L’aide ne peut se substituer à l’élimination des obstacles au commerce, mais elle reste essentielle pour lutter contre la faim et la pauvreté dans beaucoup de pays très pauvres. Un flux accru d’APD vers les zones prioritaires au titre du Programme de lutte contre la faim permettrait notamment de renforcer la compétitivité du secteur agricole et rural dans les pays en développement, sur les marchés intérieurs et extérieurs.

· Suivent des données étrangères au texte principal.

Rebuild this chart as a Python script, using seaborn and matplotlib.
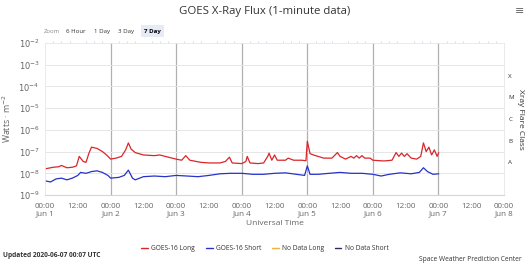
import matplotlib
matplotlib.use("Agg")
import matplotlib.pyplot as plt
import seaborn as sns
import pandas as pd
import numpy as np
from matplotlib.lines import Line2D

# ---- data (hours since 2020-06-01 00:00 UTC, W/m^2) ----
long_hours = [0, 3, 5, 6, 8, 10, 11.5, 12.5, 14, 15, 16, 17, 19, 21, 22.5, 24, 26, 28, 29.5, 30.5,
              31.5, 33, 36, 40, 42, 44, 48, 50, 51.5, 53, 57, 60, 64, 66, 67.5, 68.5, 72, 73.5, 74, 75,
              78, 80, 81.5, 82, 83, 84, 85, 88, 89, 91, 94, 95.5, 96, 97, 99, 102, 105, 107, 108, 110,
              112, 113, 114, 115, 116, 117, 119, 120, 124, 127, 128.5, 129.5, 130.5, 131.5, 132.5, 134,
              136, 137.5, 138.5, 139.5, 140.5, 141.5, 142.5, 143.5, 144.1]
long_flux = [1.6e-8, 1.9e-8, 2.0e-8, 2.3e-8, 1.8e-8, 1.9e-8, 2.2e-8, 6e-8, 3.5e-8, 3.2e-8, 8e-8, 1.6e-7,
             1.4e-7, 1.0e-7, 7e-8, 4.5e-8, 5e-8, 6e-8, 1.2e-7, 2.5e-7, 1.3e-7, 9e-8, 7e-8, 6.5e-8, 7e-8,
             6e-8, 4.5e-8, 4e-8, 6.5e-8, 4e-8, 3.2e-8, 3e-8, 3e-8, 3.5e-8, 5.5e-8, 3e-8, 2.8e-8, 3.5e-8,
             6e-8, 3e-8, 2.8e-8, 3e-8, 6e-8, 8.5e-8, 4e-8, 7e-8, 4e-8, 4e-8, 5e-8, 4e-8, 4e-8, 3.8e-8,
             3e-7, 8e-8, 6.5e-8, 5e-8, 5e-8, 9e-8, 6e-8, 4.5e-8, 6e-8, 5e-8, 6.5e-8, 5e-8, 6.5e-8, 5e-8,
             5e-8, 4e-8, 3.7e-8, 4e-8, 9e-8, 6e-8, 8.5e-8, 6e-8, 8e-8, 5e-8, 4.5e-8, 6e-8, 2.5e-7, 1e-7,
             1.6e-7, 7e-8, 1.2e-7, 6e-8, 9e-8]
short_hours = [0, 2, 4, 6, 8, 10, 12, 13, 15, 17, 19, 21, 23, 24, 27, 29, 30.5, 32, 33, 36, 40, 44, 48,
               52, 56, 60, 64, 68, 72, 76, 80, 84, 88, 92, 95, 96, 97, 100, 104, 108, 112, 116, 120,
               123, 126, 130, 134, 137, 138.5, 140, 142, 144.1]
short_flux = [4.5e-9, 4e-9, 5.5e-9, 6e-9, 5e-9, 6e-9, 8e-9, 1.1e-8, 1e-8, 1.2e-8, 1.3e-8, 1.1e-8, 8e-9,
              6e-9, 6.5e-9, 8e-9, 1.4e-8, 6e-9, 5e-9, 7e-9, 7.5e-9, 7e-9, 8e-9, 7.5e-9, 7e-9, 8e-9,
              9.5e-9, 1e-8, 1e-8, 9e-9, 9e-9, 1e-8, 1.05e-8, 9e-9, 8e-9, 2.2e-8, 9e-9, 9e-9, 1e-8,
              1.1e-8, 1e-8, 1e-8, 9e-9, 7.5e-9, 9e-9, 1.05e-8, 9.5e-9, 1.1e-8, 1.8e-8, 1.2e-8, 9e-9,
              9.5e-9]
day_labels = ["Jun 1", "Jun 2", "Jun 3", "Jun 4", "Jun 5", "Jun 6", "Jun 7", "Jun 8"]
flare_classes = ["X", "M", "C", "B", "A"]
series_names = ["GOES-16 Long", "GOES-16 Short", "No Data Long", "No Data Short"]

RED = "#d9262b"
BLUE = "#2632c8"
ORANGE = "#f2b13c"
NAVY = "#2e2a5e"
TXT = "#666666"

df = pd.concat([
    pd.DataFrame({"hours": long_hours, "flux": long_flux, "series": series_names[0]}),
    pd.DataFrame({"hours": short_hours, "flux": short_flux, "series": series_names[1]}),
])

sns.set_style("white")
plt.rcParams['font.family'] = ['Open Sans', 'DejaVu Sans']
plt.rcParams['mathtext.fontset'] = 'dejavusans'

fig = plt.figure(figsize=(5.3, 2.65), dpi=100)
ax = fig.add_axes([0.085, 0.264, 0.866, 0.574])

sns.lineplot(data=df, x="hours", y="flux", hue="series",
             palette={series_names[0]: RED, series_names[1]: BLUE},
             linewidth=0.9, ax=ax, legend=False, estimator=None, sort=False)

ax.set_yscale("log")
ax.set_ylim(1e-9, 1e-2)
ax.set_xlim(0, 168)

# grid
for d in range(1, 7):
    ax.axvline(d * 24, color="#b0b0b0", lw=0.9, zorder=0)
for e in range(-8, -2):
    ax.axhline(10.0 ** e, color="#e6e6e6", lw=0.7, zorder=0)

ax.spines["bottom"].set_color("#ccd6eb")
ax.spines["bottom"].set_linewidth(0.8)
for s in ["left", "right", "top"]:
    ax.spines[s].set_visible(True)
    ax.spines[s].set_color("#e6e6e6")
    ax.spines[s].set_linewidth(0.6)

# x ticks
xt = list(range(0, 169, 12))
xl = []
for h in xt:
    if h % 24 == 0:
        xl.append("00:00\n" + day_labels[h // 24])
    else:
        xl.append("12:00")
ax.set_xticks(xt)
ax.set_xticklabels(xl, fontsize=5.8, color=TXT, va="top", linespacing=1.05)
ax.set_xticks(range(0, 169, 3), minor=True)
ax.tick_params(axis="x", which="major", length=3, color="#ccd6eb", pad=3)
ax.tick_params(axis="x", which="minor", length=1.5, color="#ccd6eb", top=True)
for lab in ax.get_xticklabels():
    lab.set_horizontalalignment("center")

# y ticks
yt = [10.0 ** e for e in range(-9, -1)]
ax.set_yticks(yt)
ax.set_yticklabels([r"$10^{%d}$" % e for e in range(-9, -1)], fontsize=6, color=TXT)
ax.tick_params(axis="y", which="major", length=0, pad=4)
ax.tick_params(axis="y", which="minor", length=1.5, color="#cccccc", left=True)
ax.set_ylabel("Watts · m$^{-2}$", fontsize=6.3, color=TXT, labelpad=4)
ax.set_xlabel("Universal Time", fontsize=6, color=TXT, labelpad=2)

# right axis flare classes
ax2 = ax.twinx()
ax2.set_yscale("log")
ax2.set_ylim(1e-9, 1e-2)
ax2.set_yticks([10.0 ** (-3.5 - i) for i in range(5)])
ax2.set_yticklabels(flare_classes, fontsize=4.5, color="#333333")
ax2.yaxis.set_minor_locator(matplotlib.ticker.NullLocator())
ax2.tick_params(axis="y", length=0, pad=3)
for s in ax2.spines.values():
    s.set_visible(False)
ax2.set_ylabel("Xray Flare Class", fontsize=6, color="#333333", rotation=270, labelpad=7)

# title & extras
fig.text(0.5, 0.955, "GOES X-Ray Flux (1-minute data)", ha="center", va="center", fontsize=8.2, color="#333333")
fig.text(0.98, 0.96, "≡", ha="center", va="center", fontsize=8, color="#666666", family="DejaVu Sans")
fig.text(0.083, 0.883, "Zoom", fontsize=4.2, color="#888888", va="center")
fig.text(0.125, 0.883, "6 Hour", fontsize=4.4, color="#333333", va="center")
fig.text(0.178, 0.883, "1 Day", fontsize=4.4, color="#333333", va="center")
fig.text(0.222, 0.883, "3 Day", fontsize=4.4, color="#333333", va="center")
fig.text(0.271, 0.883, "7 Day", fontsize=4.4, color="#000000", va="center", weight="bold",
         bbox=dict(boxstyle="square,pad=0.5", fc="#e6ebf5", ec="none"))

handles = [Line2D([0], [0], color=c, lw=1) for c in [RED, BLUE, ORANGE, NAVY]]
fig.legend(handles, series_names, loc="center", bbox_to_anchor=(0.5, 0.062), ncol=4, frameon=False,
           fontsize=4.8, handlelength=1.0, handletextpad=0.5, columnspacing=1.6, labelcolor="#333333")
fig.text(0.005, 0.035, "Updated 2020-06-07 00:07 UTC", fontsize=4.8, weight="bold", color="#333333", va="center")
fig.text(0.985, 0.022, "Space Weather Prediction Center", fontsize=4.8, color="#333333", va="center", ha="right")

fig.savefig("out.png", dpi=100, facecolor="white")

En appliquant le principe d’une «aide destinée à renforcer les échanges», on permettrait aux pays en développement de profiter des avantages de la libéralisation des échanges.

110. Pour les budgets nationaux des pays en développement, les dépenses totales consacrées à l’agriculture augmenteront en moyenne de 20 pour cent, par rapport aux années récentes. La figure 4 met en évidence l’impact de ce genre de dépense. Elle montre que les pays ayant alloué davantage de ressources publiques à l’agriculture avaient une incidence de la faim moins élevée.

Figure 5
Niveau des dépenses effectives et proposées pour l’agriculture et le développement rural par source de financement

APD en faveur de l’agriculture et du développement rural: Le niveau actuel, 8 milliards de dollars EU en 1999, s’applique à l’agriculture et au développement rural au sens large.

Budgets nationaux: Etant donné que seul un nombre limité de pays communique des données sur les dépenses de l’Etat consacrées à l’agriculture, le chiffre correspondant pour tous les pays en développement a dû être estimé. Par conséquent, la part moyenne des dépenses en faveur de l’agriculture des pays ayant communiqué des données a été multipliée par les données de 1998 sur «les dépenses de consommation finale des administrations publiques» pour tous les pays en développement en dollars EU courants. Les sources des données étaient: La Banque mondiale. Indicateurs du développement dans le monde 2001; et Statistiques financières publiques du FMI.

Prêts non assortis de conditions de faveur: La source du chiffre des prêts actuels non assortis de conditions de faveur est calculée par la FAO à partir de données de l’OCDE/CAD et des institutions financières internationales.

111. Diverses options sont possibles pour mobiliser les ressources extérieures supplémentaires nécessaires pour financer le Programme de lutte contre la faim. De nouvelles formes de financement devraient aussi être envisagées. Deux possibilités sont examinées ci-après.

112. Avec la libéralisation du commerce des produits agricoles, les pays développés réaliseront des économies importantes grâce à la réduction du soutien à leurs secteurs agricoles. Une partie des ressources économisées pourraient être canalisées sous forme d’une aide au développement, pour promouvoir le développement agricole et rural dans les pays en développement. L’encadré 2 passe en revue certaines de ces questions.

113. La figure 5 compare les investissements supplémentaires proposés dans l’agriculture et le développement rural avec les flux récents de crédits budgétaires nationaux, l’aide internationale à des conditions de faveur et les prêts non assortis de conditions de faveur à l’agriculture et au développement rural. Il est souligné que la proposition de partage des coûts avancée dans le Programme de lutte contre la faim est l’une des nombreuses options envisageables pour répartir les coûts entre les diverses sources de financement.